→ Given problem
Quote, without change, all of the lines that follow.

→ Source material
○ ○ ○

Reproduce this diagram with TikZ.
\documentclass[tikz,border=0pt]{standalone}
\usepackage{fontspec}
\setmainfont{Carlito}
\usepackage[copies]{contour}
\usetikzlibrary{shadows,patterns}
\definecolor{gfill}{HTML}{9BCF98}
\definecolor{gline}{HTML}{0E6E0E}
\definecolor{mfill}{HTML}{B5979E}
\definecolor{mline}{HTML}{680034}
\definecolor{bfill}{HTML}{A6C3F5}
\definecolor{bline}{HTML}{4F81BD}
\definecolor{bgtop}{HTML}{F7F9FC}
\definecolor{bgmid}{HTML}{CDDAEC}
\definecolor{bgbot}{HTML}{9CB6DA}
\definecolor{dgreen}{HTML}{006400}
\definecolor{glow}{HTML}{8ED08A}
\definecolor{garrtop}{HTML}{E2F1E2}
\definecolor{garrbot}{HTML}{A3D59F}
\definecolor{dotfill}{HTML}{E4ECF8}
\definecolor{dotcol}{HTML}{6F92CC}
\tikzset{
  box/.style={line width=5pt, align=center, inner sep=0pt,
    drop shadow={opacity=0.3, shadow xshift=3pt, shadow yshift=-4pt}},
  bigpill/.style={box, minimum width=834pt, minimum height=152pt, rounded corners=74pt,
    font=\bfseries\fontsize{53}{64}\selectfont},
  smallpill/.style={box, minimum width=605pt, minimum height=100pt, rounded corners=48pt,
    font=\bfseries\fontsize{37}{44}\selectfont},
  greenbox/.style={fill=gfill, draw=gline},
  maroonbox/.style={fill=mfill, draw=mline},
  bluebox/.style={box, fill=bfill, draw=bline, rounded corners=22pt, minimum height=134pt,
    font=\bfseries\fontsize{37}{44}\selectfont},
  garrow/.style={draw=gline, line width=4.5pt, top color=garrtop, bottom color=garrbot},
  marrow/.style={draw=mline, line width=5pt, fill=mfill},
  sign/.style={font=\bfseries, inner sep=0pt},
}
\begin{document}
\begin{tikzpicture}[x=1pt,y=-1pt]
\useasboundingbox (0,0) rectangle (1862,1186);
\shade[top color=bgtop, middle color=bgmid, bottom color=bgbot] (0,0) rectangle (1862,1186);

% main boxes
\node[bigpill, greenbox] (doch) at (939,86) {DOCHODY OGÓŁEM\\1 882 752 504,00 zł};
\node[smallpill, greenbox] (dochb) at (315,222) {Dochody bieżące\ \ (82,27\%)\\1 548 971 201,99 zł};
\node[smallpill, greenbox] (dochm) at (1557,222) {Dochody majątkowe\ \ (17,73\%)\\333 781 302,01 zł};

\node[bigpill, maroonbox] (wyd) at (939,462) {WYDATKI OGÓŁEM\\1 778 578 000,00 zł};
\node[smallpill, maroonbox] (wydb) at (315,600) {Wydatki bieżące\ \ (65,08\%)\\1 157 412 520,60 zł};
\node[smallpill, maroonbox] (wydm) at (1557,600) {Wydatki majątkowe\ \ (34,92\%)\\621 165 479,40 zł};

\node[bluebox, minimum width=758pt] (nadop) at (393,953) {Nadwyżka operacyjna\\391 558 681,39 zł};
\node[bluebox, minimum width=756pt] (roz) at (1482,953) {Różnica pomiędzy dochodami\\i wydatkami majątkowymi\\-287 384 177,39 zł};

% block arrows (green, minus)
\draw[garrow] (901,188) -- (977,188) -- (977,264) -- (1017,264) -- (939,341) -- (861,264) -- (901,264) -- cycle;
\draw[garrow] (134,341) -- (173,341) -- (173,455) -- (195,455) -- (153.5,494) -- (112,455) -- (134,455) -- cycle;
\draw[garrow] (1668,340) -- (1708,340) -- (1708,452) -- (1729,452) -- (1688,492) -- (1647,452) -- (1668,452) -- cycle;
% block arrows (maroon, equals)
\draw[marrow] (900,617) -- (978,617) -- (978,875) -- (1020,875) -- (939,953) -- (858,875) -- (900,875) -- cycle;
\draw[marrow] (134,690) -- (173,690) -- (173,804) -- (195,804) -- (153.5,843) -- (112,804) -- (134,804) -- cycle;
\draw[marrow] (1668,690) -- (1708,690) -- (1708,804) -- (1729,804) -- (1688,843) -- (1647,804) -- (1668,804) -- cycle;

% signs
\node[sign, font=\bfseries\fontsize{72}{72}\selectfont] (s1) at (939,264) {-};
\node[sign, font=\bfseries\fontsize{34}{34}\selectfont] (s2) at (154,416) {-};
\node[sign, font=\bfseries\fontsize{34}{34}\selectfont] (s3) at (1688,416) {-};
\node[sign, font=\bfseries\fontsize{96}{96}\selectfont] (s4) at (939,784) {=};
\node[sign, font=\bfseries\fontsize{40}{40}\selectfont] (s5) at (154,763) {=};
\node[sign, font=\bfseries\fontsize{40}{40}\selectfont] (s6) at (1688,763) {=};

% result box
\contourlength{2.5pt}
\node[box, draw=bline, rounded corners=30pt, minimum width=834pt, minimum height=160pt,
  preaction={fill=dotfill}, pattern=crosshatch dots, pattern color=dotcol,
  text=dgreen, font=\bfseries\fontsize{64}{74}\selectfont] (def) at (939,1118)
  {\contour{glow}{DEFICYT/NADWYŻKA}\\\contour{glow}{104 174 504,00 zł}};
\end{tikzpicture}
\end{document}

○ ○ ○

→ Finished exercise
Reproduce this diagram with TikZ.
\documentclass[tikz,border=0pt]{standalone}
\usepackage{fontspec}
\setmainfont{Carlito}
\usepackage[copies]{contour}
\usetikzlibrary{shadows,patterns}
\definecolor{gfill}{HTML}{9BCF98}
\definecolor{gline}{HTML}{0E6E0E}
\definecolor{mfill}{HTML}{B5979E}
\definecolor{mline}{HTML}{680034}
\definecolor{bfill}{HTML}{A6C3F5}
\definecolor{bline}{HTML}{4F81BD}
\definecolor{bgtop}{HTML}{F7F9FC}
\definecolor{bgmid}{HTML}{CDDAEC}
\definecolor{bgbot}{HTML}{9CB6DA}
\definecolor{dgreen}{HTML}{006400}
\definecolor{glow}{HTML}{8ED08A}
\definecolor{garrtop}{HTML}{E2F1E2}
\definecolor{garrbot}{HTML}{A3D59F}
\definecolor{dotfill}{HTML}{E4ECF8}
\definecolor{dotcol}{HTML}{6F92CC}
\tikzset{
  box/.style={line width=5pt, align=center, inner sep=0pt,
    drop shadow={opacity=0.3, shadow xshift=3pt, shadow yshift=-4pt}},
  bigpill/.style={box, minimum width=834pt, minimum height=152pt, rounded corners=74pt,
    font=\bfseries\fontsize{53}{64}\selectfont},
  smallpill/.style={box, minimum width=605pt, minimum height=100pt, rounded corners=48pt,
    font=\bfseries\fontsize{37}{44}\selectfont},
  greenbox/.style={fill=gfill, draw=gline},
  maroonbox/.style={fill=mfill, draw=mline},
  bluebox/.style={box, fill=bfill, draw=bline, rounded corners=22pt, minimum height=134pt,
    font=\bfseries\fontsize{37}{44}\selectfont},
  garrow/.style={draw=gline, line width=4.5pt, top color=garrtop, bottom color=garrbot},
  marrow/.style={draw=mline, line width=5pt, fill=mfill},
  sign/.style={font=\bfseries, inner sep=0pt},
}
\begin{document}
\begin{tikzpicture}[x=1pt,y=-1pt]
\useasboundingbox (0,0) rectangle (1862,1186);
\shade[top color=bgtop, middle color=bgmid, bottom color=bgbot] (0,0) rectangle (1862,1186);

% main boxes
\node[bigpill, greenbox] (doch) at (939,86) {DOCHODY OGÓŁEM\\1 882 752 504,00 zł};
\node[smallpill, greenbox] (dochb) at (315,222) {Dochody bieżące\ \ (82,27\%)\\1 548 971 201,99 zł};
\node[smallpill, greenbox] (dochm) at (1557,222) {Dochody majątkowe\ \ (17,73\%)\\333 781 302,01 zł};

\node[bigpill, maroonbox] (wyd) at (939,462) {WYDATKI OGÓŁEM\\1 778 578 000,00 zł};
\node[smallpill, maroonbox] (wydb) at (315,600) {Wydatki bieżące\ \ (65,08\%)\\1 157 412 520,60 zł};
\node[smallpill, maroonbox] (wydm) at (1557,600) {Wydatki majątkowe\ \ (34,92\%)\\621 165 479,40 zł};

\node[bluebox, minimum width=758pt] (nadop) at (393,953) {Nadwyżka operacyjna\\391 558 681,39 zł};
\node[bluebox, minimum width=756pt] (roz) at (1482,953) {Różnica pomiędzy dochodami\\i wydatkami majątkowymi\\-287 384 177,39 zł};

% block arrows (green, minus)
\draw[garrow] (901,188) -- (977,188) -- (977,264) -- (1017,264) -- (939,341) -- (861,264) -- (901,264) -- cycle;
\draw[garrow] (134,341) -- (173,341) -- (173,455) -- (195,455) -- (153.5,494) -- (112,455) -- (134,455) -- cycle;
\draw[garrow] (1668,340) -- (1708,340) -- (1708,452) -- (1729,452) -- (1688,492) -- (1647,452) -- (1668,452) -- cycle;
% block arrows (maroon, equals)
\draw[marrow] (900,617) -- (978,617) -- (978,875) -- (1020,875) -- (939,953) -- (858,875) -- (900,875) -- cycle;
\draw[marrow] (134,690) -- (173,690) -- (173,804) -- (195,804) -- (153.5,843) -- (112,804) -- (134,804) -- cycle;
\draw[marrow] (1668,690) -- (1708,690) -- (1708,804) -- (1729,804) -- (1688,843) -- (1647,804) -- (1668,804) -- cycle;

% signs
\node[sign, font=\bfseries\fontsize{72}{72}\selectfont] (s1) at (939,264) {-};
\node[sign, font=\bfseries\fontsize{34}{34}\selectfont] (s2) at (154,416) {-};
\node[sign, font=\bfseries\fontsize{34}{34}\selectfont] (s3) at (1688,416) {-};
\node[sign, font=\bfseries\fontsize{96}{96}\selectfont] (s4) at (939,784) {=};
\node[sign, font=\bfseries\fontsize{40}{40}\selectfont] (s5) at (154,763) {=};
\node[sign, font=\bfseries\fontsize{40}{40}\selectfont] (s6) at (1688,763) {=};

% result box
\contourlength{2.5pt}
\node[box, draw=bline, rounded corners=30pt, minimum width=834pt, minimum height=160pt,
  preaction={fill=dotfill}, pattern=crosshatch dots, pattern color=dotcol,
  text=dgreen, font=\bfseries\fontsize{64}{74}\selectfont] (def) at (939,1118)
  {\contour{glow}{DEFICYT/NADWYŻKA}\\\contour{glow}{104 174 504,00 zł}};
\end{tikzpicture}
\end{document}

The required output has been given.